## BEGIN Given data
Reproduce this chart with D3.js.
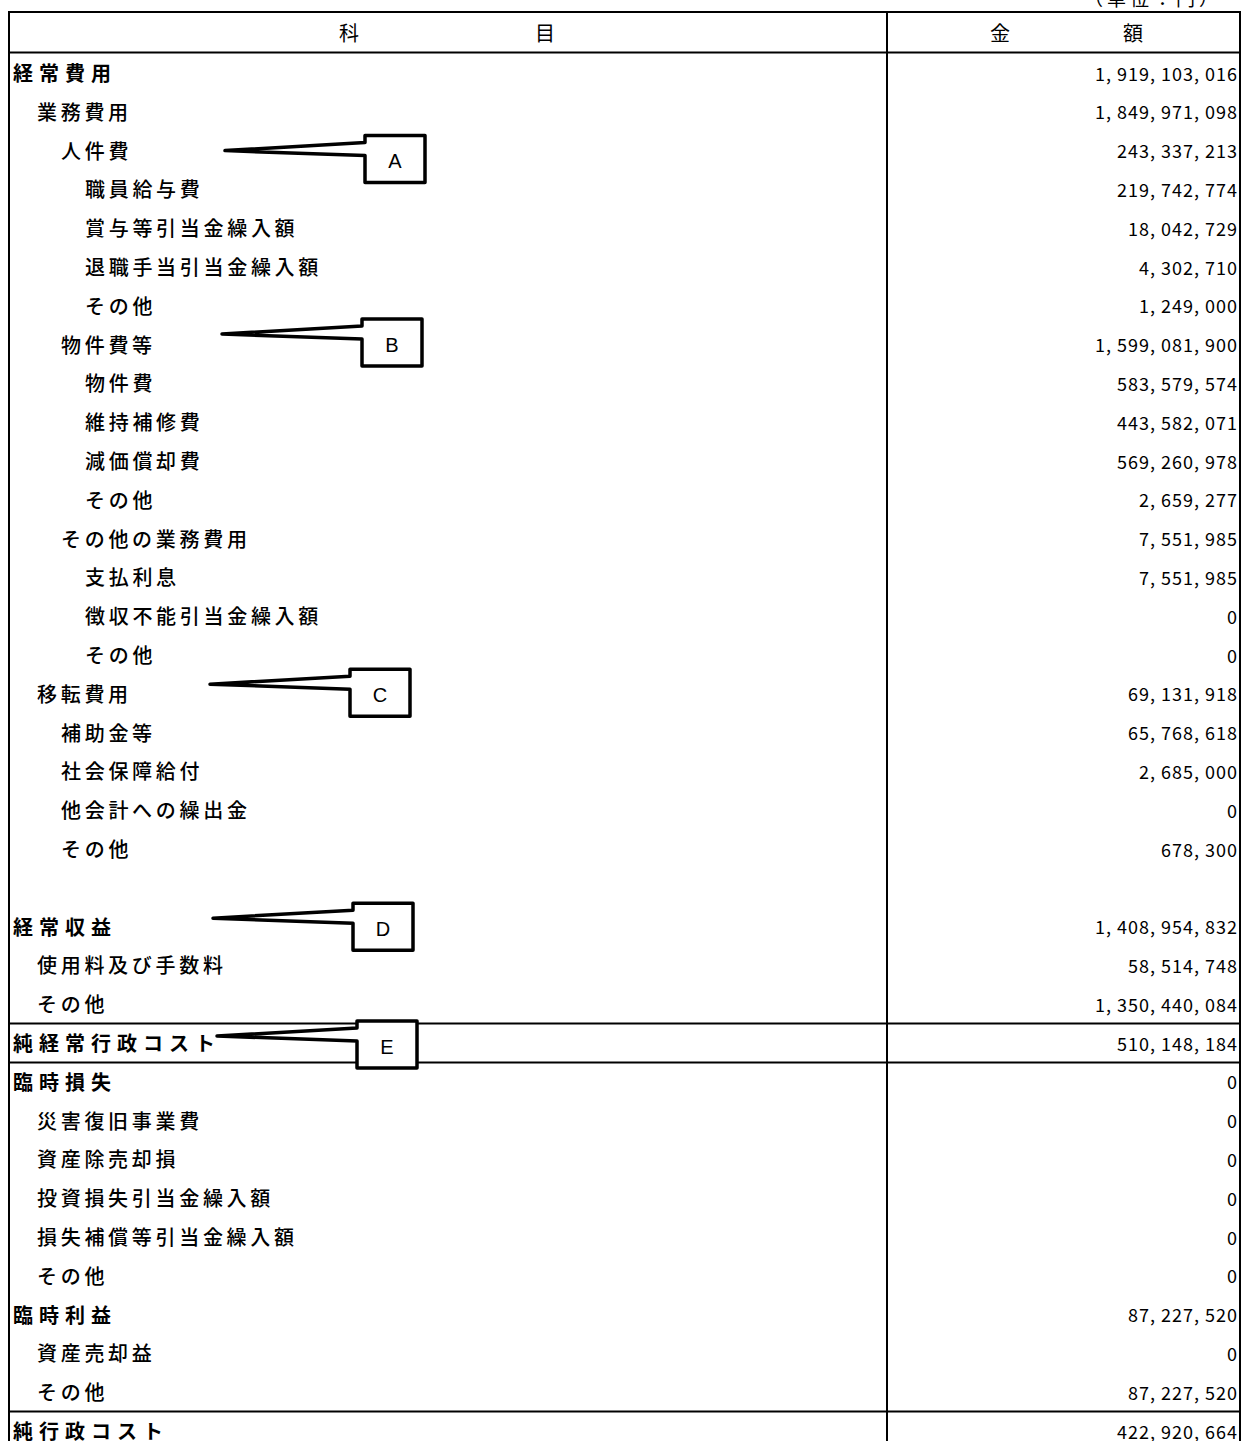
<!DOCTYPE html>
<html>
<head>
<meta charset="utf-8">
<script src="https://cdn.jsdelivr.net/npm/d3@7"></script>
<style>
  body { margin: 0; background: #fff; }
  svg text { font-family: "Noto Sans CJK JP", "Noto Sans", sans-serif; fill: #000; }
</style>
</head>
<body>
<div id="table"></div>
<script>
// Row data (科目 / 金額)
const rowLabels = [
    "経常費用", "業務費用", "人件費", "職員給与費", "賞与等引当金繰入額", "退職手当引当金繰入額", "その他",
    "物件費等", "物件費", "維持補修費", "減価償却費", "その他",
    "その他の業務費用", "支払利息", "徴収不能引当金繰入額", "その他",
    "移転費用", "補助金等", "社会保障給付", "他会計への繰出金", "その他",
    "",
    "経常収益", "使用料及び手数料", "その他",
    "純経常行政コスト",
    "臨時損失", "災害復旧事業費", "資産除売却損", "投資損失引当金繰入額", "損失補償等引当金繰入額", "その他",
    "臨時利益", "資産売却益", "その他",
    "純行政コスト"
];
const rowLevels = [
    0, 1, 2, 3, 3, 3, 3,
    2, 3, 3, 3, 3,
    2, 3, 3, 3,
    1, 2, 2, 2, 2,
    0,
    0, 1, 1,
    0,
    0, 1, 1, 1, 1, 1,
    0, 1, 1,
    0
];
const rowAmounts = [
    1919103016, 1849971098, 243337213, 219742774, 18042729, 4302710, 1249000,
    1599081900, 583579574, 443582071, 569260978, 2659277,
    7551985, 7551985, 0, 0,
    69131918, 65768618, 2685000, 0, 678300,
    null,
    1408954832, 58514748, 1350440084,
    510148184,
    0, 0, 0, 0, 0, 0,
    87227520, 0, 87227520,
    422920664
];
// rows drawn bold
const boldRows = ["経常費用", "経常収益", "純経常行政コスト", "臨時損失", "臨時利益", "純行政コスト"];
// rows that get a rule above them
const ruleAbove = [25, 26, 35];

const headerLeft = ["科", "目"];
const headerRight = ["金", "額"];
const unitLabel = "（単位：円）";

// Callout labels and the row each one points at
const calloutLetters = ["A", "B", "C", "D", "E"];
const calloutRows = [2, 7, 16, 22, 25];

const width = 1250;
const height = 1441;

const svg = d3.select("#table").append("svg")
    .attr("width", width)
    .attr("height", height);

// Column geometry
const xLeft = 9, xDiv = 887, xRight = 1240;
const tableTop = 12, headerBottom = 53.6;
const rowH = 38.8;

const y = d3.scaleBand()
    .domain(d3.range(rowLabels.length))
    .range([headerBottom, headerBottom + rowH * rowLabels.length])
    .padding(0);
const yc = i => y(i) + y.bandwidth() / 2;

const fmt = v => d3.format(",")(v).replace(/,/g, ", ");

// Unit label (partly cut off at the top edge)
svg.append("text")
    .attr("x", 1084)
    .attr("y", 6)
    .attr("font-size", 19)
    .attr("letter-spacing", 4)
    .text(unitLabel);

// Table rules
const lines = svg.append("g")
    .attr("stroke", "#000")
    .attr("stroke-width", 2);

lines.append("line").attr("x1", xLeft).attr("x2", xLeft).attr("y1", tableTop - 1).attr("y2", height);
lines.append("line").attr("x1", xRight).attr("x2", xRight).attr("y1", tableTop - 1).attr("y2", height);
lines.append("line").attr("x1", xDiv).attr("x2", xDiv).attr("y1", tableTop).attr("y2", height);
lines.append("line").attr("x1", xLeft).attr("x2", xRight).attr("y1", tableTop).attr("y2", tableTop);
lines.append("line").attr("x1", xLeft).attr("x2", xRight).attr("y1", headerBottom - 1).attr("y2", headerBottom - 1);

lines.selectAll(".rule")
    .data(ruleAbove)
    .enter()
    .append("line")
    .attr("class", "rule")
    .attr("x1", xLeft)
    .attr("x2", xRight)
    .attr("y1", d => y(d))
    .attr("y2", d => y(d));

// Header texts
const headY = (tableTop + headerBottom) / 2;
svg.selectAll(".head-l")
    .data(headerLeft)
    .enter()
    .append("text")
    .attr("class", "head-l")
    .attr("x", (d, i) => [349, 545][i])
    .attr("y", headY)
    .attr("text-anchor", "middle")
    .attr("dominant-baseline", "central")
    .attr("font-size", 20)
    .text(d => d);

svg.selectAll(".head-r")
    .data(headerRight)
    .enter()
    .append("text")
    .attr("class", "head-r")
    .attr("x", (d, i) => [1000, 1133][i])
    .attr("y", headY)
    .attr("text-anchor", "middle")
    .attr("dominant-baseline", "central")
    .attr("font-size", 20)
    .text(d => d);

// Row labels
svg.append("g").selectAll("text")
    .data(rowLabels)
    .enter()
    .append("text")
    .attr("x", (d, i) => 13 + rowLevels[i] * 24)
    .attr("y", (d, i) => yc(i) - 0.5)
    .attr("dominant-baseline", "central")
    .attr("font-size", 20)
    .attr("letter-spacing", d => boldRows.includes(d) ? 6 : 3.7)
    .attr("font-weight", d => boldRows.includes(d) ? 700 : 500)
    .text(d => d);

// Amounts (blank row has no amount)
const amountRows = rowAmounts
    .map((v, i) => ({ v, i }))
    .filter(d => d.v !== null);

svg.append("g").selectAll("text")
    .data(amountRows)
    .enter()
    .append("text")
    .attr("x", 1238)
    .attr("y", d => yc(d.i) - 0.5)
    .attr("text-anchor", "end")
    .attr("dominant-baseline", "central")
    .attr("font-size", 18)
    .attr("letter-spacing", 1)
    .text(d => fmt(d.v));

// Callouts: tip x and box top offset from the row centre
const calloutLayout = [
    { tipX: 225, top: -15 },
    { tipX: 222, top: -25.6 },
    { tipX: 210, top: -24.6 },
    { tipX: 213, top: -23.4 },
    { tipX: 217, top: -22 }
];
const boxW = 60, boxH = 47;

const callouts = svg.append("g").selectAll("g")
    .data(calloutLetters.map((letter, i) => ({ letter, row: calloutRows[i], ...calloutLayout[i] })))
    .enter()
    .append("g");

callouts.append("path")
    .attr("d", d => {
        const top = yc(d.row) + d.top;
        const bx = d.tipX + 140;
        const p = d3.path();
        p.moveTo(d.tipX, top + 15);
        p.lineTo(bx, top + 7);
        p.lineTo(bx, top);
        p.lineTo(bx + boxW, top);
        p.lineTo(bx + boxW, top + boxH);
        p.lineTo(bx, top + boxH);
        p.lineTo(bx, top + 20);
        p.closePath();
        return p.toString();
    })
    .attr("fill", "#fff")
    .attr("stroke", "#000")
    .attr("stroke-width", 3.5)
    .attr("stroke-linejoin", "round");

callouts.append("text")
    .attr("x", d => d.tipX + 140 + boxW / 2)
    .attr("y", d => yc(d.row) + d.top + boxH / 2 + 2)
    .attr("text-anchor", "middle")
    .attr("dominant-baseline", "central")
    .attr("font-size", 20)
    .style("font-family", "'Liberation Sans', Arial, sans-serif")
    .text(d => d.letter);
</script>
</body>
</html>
## END Given data
### Set exercise
Transcribe the material as is, with images omitted.

### Complete response
Reproduce this chart with D3.js.
<!DOCTYPE html>
<html>
<head>
<meta charset="utf-8">
<script src="https://cdn.jsdelivr.net/npm/d3@7"></script>
<style>
  body { margin: 0; background: #fff; }
  svg text { font-family: "Noto Sans CJK JP", "Noto Sans", sans-serif; fill: #000; }
</style>
</head>
<body>
<div id="table"></div>
<script>
// Row data (科目 / 金額)
const rowLabels = [
    "経常費用", "業務費用", "人件費", "職員給与費", "賞与等引当金繰入額", "退職手当引当金繰入額", "その他",
    "物件費等", "物件費", "維持補修費", "減価償却費", "その他",
    "その他の業務費用", "支払利息", "徴収不能引当金繰入額", "その他",
    "移転費用", "補助金等", "社会保障給付", "他会計への繰出金", "その他",
    "",
    "経常収益", "使用料及び手数料", "その他",
    "純経常行政コスト",
    "臨時損失", "災害復旧事業費", "資産除売却損", "投資損失引当金繰入額", "損失補償等引当金繰入額", "その他",
    "臨時利益", "資産売却益", "その他",
    "純行政コスト"
];
const rowLevels = [
    0, 1, 2, 3, 3, 3, 3,
    2, 3, 3, 3, 3,
    2, 3, 3, 3,
    1, 2, 2, 2, 2,
    0,
    0, 1, 1,
    0,
    0, 1, 1, 1, 1, 1,
    0, 1, 1,
    0
];
const rowAmounts = [
    1919103016, 1849971098, 243337213, 219742774, 18042729, 4302710, 1249000,
    1599081900, 583579574, 443582071, 569260978, 2659277,
    7551985, 7551985, 0, 0,
    69131918, 65768618, 2685000, 0, 678300,
    null,
    1408954832, 58514748, 1350440084,
    510148184,
    0, 0, 0, 0, 0, 0,
    87227520, 0, 87227520,
    422920664
];
// rows drawn bold
const boldRows = ["経常費用", "経常収益", "純経常行政コスト", "臨時損失", "臨時利益", "純行政コスト"];
// rows that get a rule above them
const ruleAbove = [25, 26, 35];

const headerLeft = ["科", "目"];
const headerRight = ["金", "額"];
const unitLabel = "（単位：円）";

// Callout labels and the row each one points at
const calloutLetters = ["A", "B", "C", "D", "E"];
const calloutRows = [2, 7, 16, 22, 25];

const width = 1250;
const height = 1441;

const svg = d3.select("#table").append("svg")
    .attr("width", width)
    .attr("height", height);

// Column geometry
const xLeft = 9, xDiv = 887, xRight = 1240;
const tableTop = 12, headerBottom = 53.6;
const rowH = 38.8;

const y = d3.scaleBand()
    .domain(d3.range(rowLabels.length))
    .range([headerBottom, headerBottom + rowH * rowLabels.length])
    .padding(0);
const yc = i => y(i) + y.bandwidth() / 2;

const fmt = v => d3.format(",")(v).replace(/,/g, ", ");

// Unit label (partly cut off at the top edge)
svg.append("text")
    .attr("x", 1084)
    .attr("y", 6)
    .attr("font-size", 19)
    .attr("letter-spacing", 4)
    .text(unitLabel);

// Table rules
const lines = svg.append("g")
    .attr("stroke", "#000")
    .attr("stroke-width", 2);

lines.append("line").attr("x1", xLeft).attr("x2", xLeft).attr("y1", tableTop - 1).attr("y2", height);
lines.append("line").attr("x1", xRight).attr("x2", xRight).attr("y1", tableTop - 1).attr("y2", height);
lines.append("line").attr("x1", xDiv).attr("x2", xDiv).attr("y1", tableTop).attr("y2", height);
lines.append("line").attr("x1", xLeft).attr("x2", xRight).attr("y1", tableTop).attr("y2", tableTop);
lines.append("line").attr("x1", xLeft).attr("x2", xRight).attr("y1", headerBottom - 1).attr("y2", headerBottom - 1);

lines.selectAll(".rule")
    .data(ruleAbove)
    .enter()
    .append("line")
    .attr("class", "rule")
    .attr("x1", xLeft)
    .attr("x2", xRight)
    .attr("y1", d => y(d))
    .attr("y2", d => y(d));

// Header texts
const headY = (tableTop + headerBottom) / 2;
svg.selectAll(".head-l")
    .data(headerLeft)
    .enter()
    .append("text")
    .attr("class", "head-l")
    .attr("x", (d, i) => [349, 545][i])
    .attr("y", headY)
    .attr("text-anchor", "middle")
    .attr("dominant-baseline", "central")
    .attr("font-size", 20)
    .text(d => d);

svg.selectAll(".head-r")
    .data(headerRight)
    .enter()
    .append("text")
    .attr("class", "head-r")
    .attr("x", (d, i) => [1000, 1133][i])
    .attr("y", headY)
    .attr("text-anchor", "middle")
    .attr("dominant-baseline", "central")
    .attr("font-size", 20)
    .text(d => d);

// Row labels
svg.append("g").selectAll("text")
    .data(rowLabels)
    .enter()
    .append("text")
    .attr("x", (d, i) => 13 + rowLevels[i] * 24)
    .attr("y", (d, i) => yc(i) - 0.5)
    .attr("dominant-baseline", "central")
    .attr("font-size", 20)
    .attr("letter-spacing", d => boldRows.includes(d) ? 6 : 3.7)
    .attr("font-weight", d => boldRows.includes(d) ? 700 : 500)
    .text(d => d);

// Amounts (blank row has no amount)
const amountRows = rowAmounts
    .map((v, i) => ({ v, i }))
    .filter(d => d.v !== null);

svg.append("g").selectAll("text")
    .data(amountRows)
    .enter()
    .append("text")
    .attr("x", 1238)
    .attr("y", d => yc(d.i) - 0.5)
    .attr("text-anchor", "end")
    .attr("dominant-baseline", "central")
    .attr("font-size", 18)
    .attr("letter-spacing", 1)
    .text(d => fmt(d.v));

// Callouts: tip x and box top offset from the row centre
const calloutLayout = [
    { tipX: 225, top: -15 },
    { tipX: 222, top: -25.6 },
    { tipX: 210, top: -24.6 },
    { tipX: 213, top: -23.4 },
    { tipX: 217, top: -22 }
];
const boxW = 60, boxH = 47;

const callouts = svg.append("g").selectAll("g")
    .data(calloutLetters.map((letter, i) => ({ letter, row: calloutRows[i], ...calloutLayout[i] })))
    .enter()
    .append("g");

callouts.append("path")
    .attr("d", d => {
        const top = yc(d.row) + d.top;
        const bx = d.tipX + 140;
        const p = d3.path();
        p.moveTo(d.tipX, top + 15);
        p.lineTo(bx, top + 7);
        p.lineTo(bx, top);
        p.lineTo(bx + boxW, top);
        p.lineTo(bx + boxW, top + boxH);
        p.lineTo(bx, top + boxH);
        p.lineTo(bx, top + 20);
        p.closePath();
        return p.toString();
    })
    .attr("fill", "#fff")
    .attr("stroke", "#000")
    .attr("stroke-width", 3.5)
    .attr("stroke-linejoin", "round");

callouts.append("text")
    .attr("x", d => d.tipX + 140 + boxW / 2)
    .attr("y", d => yc(d.row) + d.top + boxH / 2 + 2)
    .attr("text-anchor", "middle")
    .attr("dominant-baseline", "central")
    .attr("font-size", 20)
    .style("font-family", "'Liberation Sans', Arial, sans-serif")
    .text(d => d.letter);
</script>
</body>
</html>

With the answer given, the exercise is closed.